The Three Loves Of Persimmon by Cassandra Golds: review

The Three Loves of PersimmonThe Three Loves Of Persimmon by Cassandra Golds

Stand Alone

My Rating: 4.5 out of 5 Stars

Age Group: Young Adult/Middle Grade/Childrens

Genre: Historical Fiction, Fable, Magical Realism, Romance

Publisher: Penguin Books

Release Date: August 25th 2010

Synopsis: Persimmon Polidori is a fine young lady, but within her is a rebel. She must follow her heart’s desire, even if it means her family will reject her for the choices she makes. These choices bring her adventure and a world she never knew existed – they also bring her loneliness…

Along the way, Persimmon undergoes the trials of love, heartbreak, doubt and the discovery of her own true value.

And she does it with the aid of a tiny, brave creature named Epiphany.

My Thoughts:

There are some books that one stumbles upon by chance. The Three Loves of Persimmon was one of those books for me. I had no idea this book existed until I saw the title somewhere online. I am so very glad I did. I am pretty darn sure that it is my soul mate of a book.

The Three Loves of Persimmon is a beautiful, lovely fable. The story is romantic, inspiring, and uplifting. I found it to have a magical quality to it. This book made me feels as if there was a shower of bursting stars falling around me. It is also very thought-provoking and gives the opportunity for a whole day of reminiscing and discussing.

All I could say about the story at first was, what a story. This is indeed a story that will stay loved by me for years. It is a story about growth and love and happiness. It is a story with bustling people and trains and talking ornamental cabbages and adventurous mice and heartbreak and strong, quiet florist and lessons. It is an epic story.

The writing was very conversational. I felt as if the third-person narrator was talking to me, and I loved that. Golds had such a way of painting the world with her writing. She seemed to find the beauty and happiness of it and put it into words perfectly. There is also a lot of personifying inanimate objects which was just the bee’s knees (yes, I used that idiom)! When I put down the book I felt like I could hear the silly whispers of the moths flying outside my window.

I loved each of the two leads of this story. I hold them very dear to me. Epiphany is a daring little mouse whose craving for adventure made me want to run to the train station and jump on a train without knowing where it went.
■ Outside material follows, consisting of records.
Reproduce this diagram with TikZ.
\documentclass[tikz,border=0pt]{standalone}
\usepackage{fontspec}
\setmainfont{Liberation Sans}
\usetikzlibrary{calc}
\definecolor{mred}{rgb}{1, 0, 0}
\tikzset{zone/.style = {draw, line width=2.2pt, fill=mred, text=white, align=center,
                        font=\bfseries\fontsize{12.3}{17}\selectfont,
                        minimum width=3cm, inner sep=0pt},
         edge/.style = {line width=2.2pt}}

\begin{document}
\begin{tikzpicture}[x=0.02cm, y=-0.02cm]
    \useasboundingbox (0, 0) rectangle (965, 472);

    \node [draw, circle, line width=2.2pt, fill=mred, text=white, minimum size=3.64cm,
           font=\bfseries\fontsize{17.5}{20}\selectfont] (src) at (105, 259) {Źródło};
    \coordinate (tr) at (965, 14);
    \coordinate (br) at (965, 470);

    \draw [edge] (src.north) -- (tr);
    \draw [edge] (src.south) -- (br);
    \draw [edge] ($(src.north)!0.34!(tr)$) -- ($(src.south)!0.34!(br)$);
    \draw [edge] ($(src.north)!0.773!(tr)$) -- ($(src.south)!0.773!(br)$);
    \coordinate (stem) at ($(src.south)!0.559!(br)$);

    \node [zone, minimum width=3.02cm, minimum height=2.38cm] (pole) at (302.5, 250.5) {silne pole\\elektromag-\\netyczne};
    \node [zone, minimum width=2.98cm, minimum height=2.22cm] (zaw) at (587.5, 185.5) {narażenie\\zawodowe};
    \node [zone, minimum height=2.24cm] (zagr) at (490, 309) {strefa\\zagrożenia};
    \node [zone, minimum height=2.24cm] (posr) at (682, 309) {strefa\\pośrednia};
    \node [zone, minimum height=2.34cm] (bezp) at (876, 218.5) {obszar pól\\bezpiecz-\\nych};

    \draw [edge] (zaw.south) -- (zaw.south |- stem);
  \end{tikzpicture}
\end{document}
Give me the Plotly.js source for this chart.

Persimmon is a quiet florist whose love for flowers made me want to slowly stroll around in a garden. They are also full of depth, creativity, love, and growth. They discover things about themselves and they grow in this story.

The side characters were also very darling. They added much quality to the story with their colorful personalities. Some of these characters are only present for a couple of pages but they still make a big impact (a certain creature living in a grate, for example).

The lesson this story teaches is very simple: you matter. You are not an extra. You have a purpose. Golds doesn’t try to overwhelm the reader with speeches but rather with sweet, inspiring pieces of dialogue.

“‘I am worthwhile,’ she said to herself earnestly.

“‘I never doubted it,’ said the young man just as earnestly” (92%)

The way the story delivers its message is amazing and never forced, as you can see from the above quote.

The ending of this story made my eyes widen in awe. It is a happy ending but it made me cry. Golds tied up everything neatly and beautifully.

The Three Loves of Persimmon is a beautiful story. A story that I just want to hug in my arms and take with me wherever I go! I would love to travel the world with this story. I would certainly need the lesson it teaches. Remember people: You are worth something. Don’t forget that! Now read this book and then come back so we can have a bookish tea party together.